## Given problem
Determine the count of lines holding "this" and give that count alone.
↓
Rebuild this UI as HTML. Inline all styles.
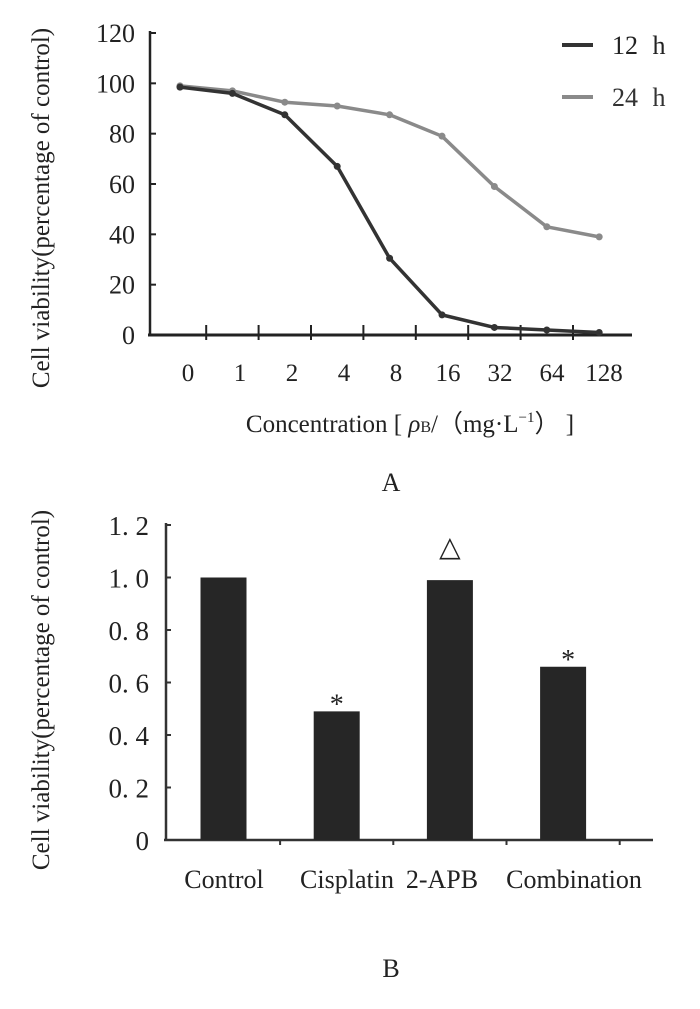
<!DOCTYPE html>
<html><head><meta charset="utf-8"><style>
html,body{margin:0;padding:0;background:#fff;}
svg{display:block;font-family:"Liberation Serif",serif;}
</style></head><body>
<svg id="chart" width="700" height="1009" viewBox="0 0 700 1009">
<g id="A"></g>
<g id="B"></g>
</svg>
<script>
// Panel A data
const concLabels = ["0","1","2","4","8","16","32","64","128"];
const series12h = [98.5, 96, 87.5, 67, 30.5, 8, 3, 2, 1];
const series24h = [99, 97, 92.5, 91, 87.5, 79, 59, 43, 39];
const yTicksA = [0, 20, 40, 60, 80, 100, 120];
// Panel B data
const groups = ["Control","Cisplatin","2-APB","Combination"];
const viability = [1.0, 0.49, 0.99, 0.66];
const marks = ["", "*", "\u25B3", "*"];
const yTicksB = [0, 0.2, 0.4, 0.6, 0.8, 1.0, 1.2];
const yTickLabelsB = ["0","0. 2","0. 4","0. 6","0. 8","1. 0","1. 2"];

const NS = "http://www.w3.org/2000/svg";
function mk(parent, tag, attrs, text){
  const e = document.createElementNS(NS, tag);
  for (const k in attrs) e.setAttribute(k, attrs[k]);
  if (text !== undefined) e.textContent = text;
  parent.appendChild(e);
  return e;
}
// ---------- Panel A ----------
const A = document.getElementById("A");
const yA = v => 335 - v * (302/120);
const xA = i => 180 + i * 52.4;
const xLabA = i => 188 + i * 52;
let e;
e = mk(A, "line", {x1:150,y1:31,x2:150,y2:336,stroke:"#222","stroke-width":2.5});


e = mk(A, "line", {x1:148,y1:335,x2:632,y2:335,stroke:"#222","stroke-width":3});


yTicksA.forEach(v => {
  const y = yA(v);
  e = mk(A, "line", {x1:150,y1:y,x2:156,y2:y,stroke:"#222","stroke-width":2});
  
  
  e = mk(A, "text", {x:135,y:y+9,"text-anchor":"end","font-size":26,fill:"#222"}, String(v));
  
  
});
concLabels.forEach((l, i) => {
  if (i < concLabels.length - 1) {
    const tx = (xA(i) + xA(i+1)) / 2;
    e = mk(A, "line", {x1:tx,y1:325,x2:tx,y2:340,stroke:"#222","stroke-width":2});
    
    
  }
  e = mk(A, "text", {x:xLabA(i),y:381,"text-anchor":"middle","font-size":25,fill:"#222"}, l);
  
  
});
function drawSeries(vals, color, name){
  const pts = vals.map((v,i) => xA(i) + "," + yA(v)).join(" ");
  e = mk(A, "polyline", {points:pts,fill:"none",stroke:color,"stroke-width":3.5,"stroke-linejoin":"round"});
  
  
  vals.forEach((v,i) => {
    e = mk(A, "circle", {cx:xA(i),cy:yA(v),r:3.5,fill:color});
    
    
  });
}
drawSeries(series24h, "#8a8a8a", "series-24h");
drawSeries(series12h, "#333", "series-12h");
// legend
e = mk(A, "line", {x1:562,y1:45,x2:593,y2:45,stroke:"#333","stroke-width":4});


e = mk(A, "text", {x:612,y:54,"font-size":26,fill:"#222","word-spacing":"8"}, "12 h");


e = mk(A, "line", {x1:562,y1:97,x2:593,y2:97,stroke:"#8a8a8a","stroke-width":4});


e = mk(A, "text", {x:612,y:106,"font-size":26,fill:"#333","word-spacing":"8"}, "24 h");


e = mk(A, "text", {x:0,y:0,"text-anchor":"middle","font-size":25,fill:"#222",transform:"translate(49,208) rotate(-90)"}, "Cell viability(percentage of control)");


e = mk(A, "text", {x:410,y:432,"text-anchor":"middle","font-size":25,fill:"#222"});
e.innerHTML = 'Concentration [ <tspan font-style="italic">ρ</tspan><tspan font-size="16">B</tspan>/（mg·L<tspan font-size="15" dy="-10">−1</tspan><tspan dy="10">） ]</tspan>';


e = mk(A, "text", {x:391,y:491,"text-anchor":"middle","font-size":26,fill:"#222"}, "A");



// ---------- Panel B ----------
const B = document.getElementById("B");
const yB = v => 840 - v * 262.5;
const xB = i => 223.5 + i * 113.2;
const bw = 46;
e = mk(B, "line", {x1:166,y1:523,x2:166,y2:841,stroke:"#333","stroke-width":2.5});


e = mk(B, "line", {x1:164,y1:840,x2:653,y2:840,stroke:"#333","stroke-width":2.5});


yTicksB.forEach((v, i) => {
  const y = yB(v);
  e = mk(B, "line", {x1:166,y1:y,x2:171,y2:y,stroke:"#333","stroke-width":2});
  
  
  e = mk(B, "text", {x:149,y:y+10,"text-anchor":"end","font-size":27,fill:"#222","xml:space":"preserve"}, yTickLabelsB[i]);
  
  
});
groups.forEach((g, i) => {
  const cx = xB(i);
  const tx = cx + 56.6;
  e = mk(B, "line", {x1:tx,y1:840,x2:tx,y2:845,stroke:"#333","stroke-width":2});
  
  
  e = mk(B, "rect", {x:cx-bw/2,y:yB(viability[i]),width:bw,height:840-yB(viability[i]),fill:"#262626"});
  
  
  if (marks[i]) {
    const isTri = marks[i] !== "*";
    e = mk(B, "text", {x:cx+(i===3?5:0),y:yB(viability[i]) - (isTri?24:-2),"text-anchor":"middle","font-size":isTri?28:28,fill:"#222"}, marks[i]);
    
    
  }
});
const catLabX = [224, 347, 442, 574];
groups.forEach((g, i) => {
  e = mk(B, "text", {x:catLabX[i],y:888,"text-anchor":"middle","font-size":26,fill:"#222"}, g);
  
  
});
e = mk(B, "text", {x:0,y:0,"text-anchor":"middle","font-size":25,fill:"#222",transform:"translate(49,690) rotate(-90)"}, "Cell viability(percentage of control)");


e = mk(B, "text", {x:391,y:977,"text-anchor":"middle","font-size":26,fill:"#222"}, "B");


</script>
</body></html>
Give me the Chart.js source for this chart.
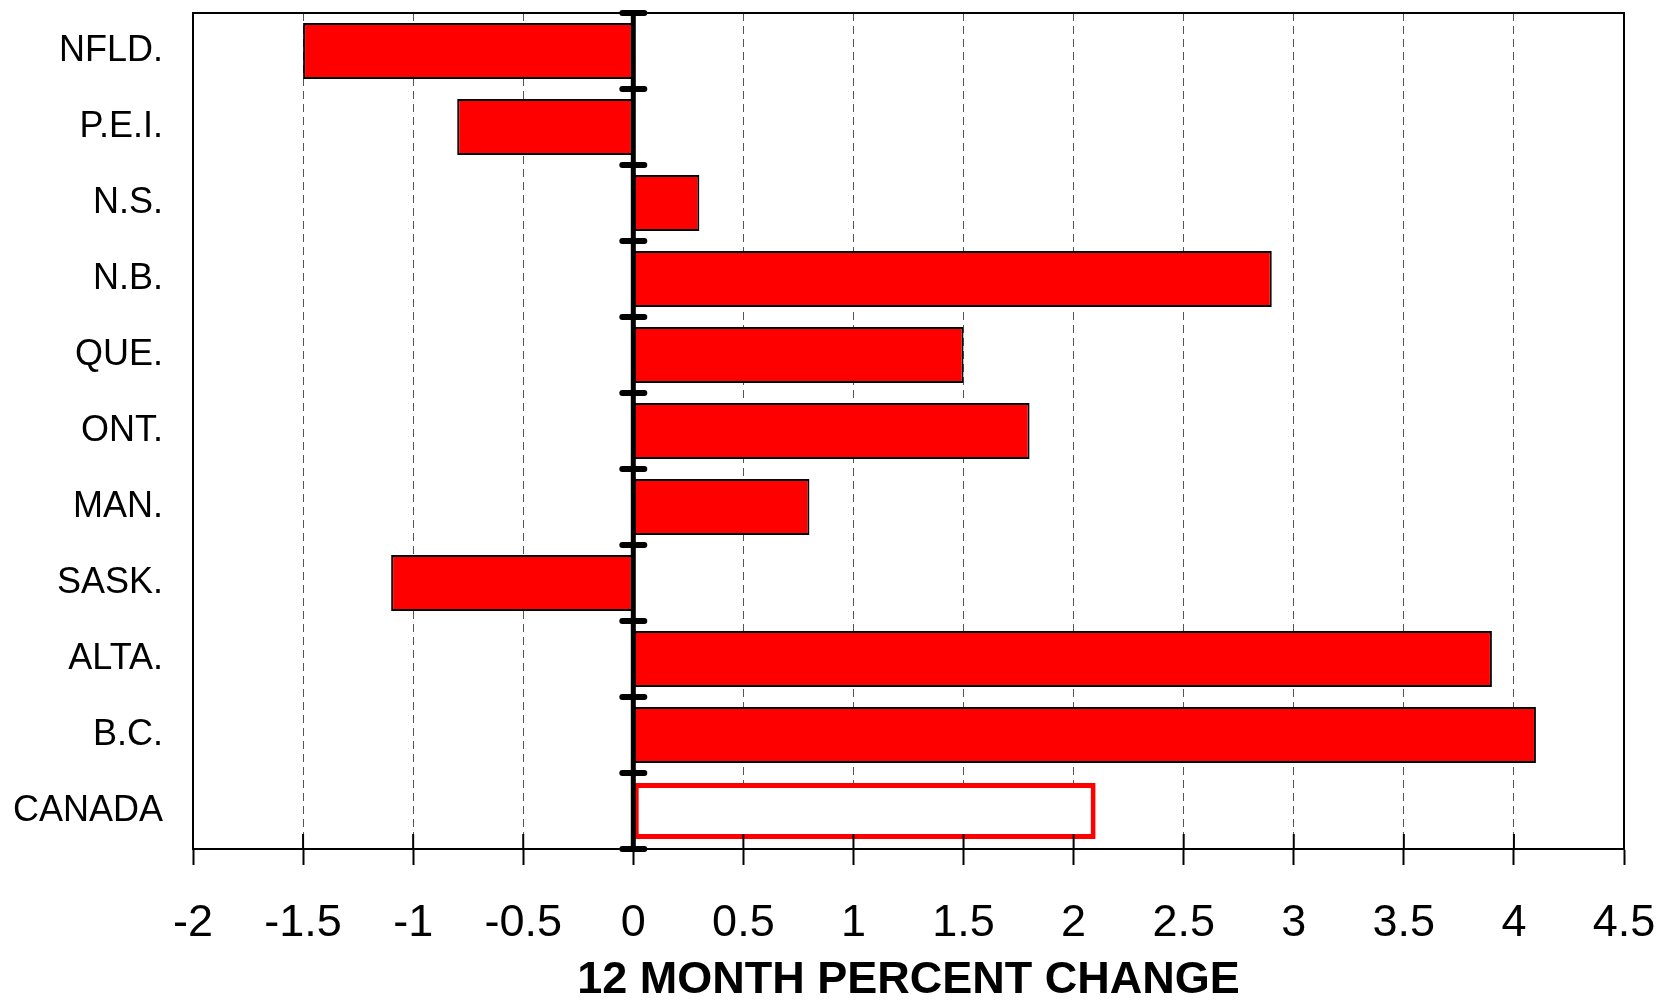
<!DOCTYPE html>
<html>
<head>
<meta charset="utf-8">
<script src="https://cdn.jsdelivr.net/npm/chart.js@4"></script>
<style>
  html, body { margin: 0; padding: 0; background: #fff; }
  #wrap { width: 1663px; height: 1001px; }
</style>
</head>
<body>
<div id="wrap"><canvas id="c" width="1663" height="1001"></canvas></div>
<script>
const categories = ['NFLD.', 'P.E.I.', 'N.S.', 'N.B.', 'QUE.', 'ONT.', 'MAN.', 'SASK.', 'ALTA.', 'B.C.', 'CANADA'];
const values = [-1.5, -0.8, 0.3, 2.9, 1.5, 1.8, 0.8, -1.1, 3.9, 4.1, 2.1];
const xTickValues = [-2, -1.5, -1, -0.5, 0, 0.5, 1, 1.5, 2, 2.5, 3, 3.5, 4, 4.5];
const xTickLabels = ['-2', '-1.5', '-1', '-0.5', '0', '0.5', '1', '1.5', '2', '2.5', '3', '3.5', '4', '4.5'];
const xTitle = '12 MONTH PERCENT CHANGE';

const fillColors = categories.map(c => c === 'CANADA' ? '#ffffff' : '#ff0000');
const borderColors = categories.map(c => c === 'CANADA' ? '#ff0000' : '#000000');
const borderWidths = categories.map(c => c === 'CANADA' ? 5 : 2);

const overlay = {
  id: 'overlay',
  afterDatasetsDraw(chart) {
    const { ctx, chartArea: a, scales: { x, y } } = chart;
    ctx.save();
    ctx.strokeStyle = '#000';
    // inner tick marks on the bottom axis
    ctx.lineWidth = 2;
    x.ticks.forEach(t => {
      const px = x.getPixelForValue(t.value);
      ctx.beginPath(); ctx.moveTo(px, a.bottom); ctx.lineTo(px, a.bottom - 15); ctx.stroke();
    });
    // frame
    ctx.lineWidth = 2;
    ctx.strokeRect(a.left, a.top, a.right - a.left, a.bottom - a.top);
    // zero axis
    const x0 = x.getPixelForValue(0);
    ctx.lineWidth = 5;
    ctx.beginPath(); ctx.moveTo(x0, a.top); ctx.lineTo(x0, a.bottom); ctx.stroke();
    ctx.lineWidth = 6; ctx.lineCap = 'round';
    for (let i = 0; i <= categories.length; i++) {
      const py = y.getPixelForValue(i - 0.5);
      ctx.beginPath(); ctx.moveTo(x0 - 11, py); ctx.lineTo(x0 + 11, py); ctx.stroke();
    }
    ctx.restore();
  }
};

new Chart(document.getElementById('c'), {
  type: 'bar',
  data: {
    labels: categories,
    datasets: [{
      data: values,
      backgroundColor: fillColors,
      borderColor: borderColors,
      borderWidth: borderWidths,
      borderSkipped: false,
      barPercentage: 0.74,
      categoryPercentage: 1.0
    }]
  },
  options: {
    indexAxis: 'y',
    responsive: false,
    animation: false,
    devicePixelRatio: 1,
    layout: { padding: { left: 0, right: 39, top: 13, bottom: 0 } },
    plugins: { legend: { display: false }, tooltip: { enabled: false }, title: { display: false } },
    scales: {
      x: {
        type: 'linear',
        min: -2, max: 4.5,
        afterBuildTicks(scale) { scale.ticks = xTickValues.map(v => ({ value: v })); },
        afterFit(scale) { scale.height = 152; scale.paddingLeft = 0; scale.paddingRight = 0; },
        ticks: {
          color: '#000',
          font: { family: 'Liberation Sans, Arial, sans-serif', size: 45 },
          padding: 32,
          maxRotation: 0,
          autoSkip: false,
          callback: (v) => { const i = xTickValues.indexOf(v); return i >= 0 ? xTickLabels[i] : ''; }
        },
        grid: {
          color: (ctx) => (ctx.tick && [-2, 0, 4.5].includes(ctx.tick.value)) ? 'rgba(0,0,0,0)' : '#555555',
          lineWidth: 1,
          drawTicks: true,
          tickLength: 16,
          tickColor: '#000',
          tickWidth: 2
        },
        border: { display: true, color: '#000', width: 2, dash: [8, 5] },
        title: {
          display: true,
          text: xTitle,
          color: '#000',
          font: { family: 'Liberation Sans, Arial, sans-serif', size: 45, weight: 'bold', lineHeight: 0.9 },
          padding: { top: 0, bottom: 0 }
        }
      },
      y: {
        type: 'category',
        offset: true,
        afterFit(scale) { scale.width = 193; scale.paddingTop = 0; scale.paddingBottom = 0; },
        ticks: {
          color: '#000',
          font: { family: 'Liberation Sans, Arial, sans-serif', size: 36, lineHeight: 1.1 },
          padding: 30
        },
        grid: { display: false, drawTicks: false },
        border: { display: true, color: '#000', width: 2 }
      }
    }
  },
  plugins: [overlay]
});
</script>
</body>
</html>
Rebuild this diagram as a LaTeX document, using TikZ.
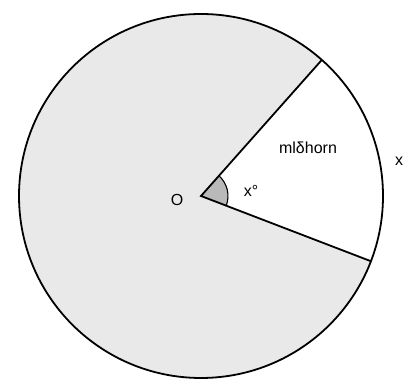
↑
## Answer in full
3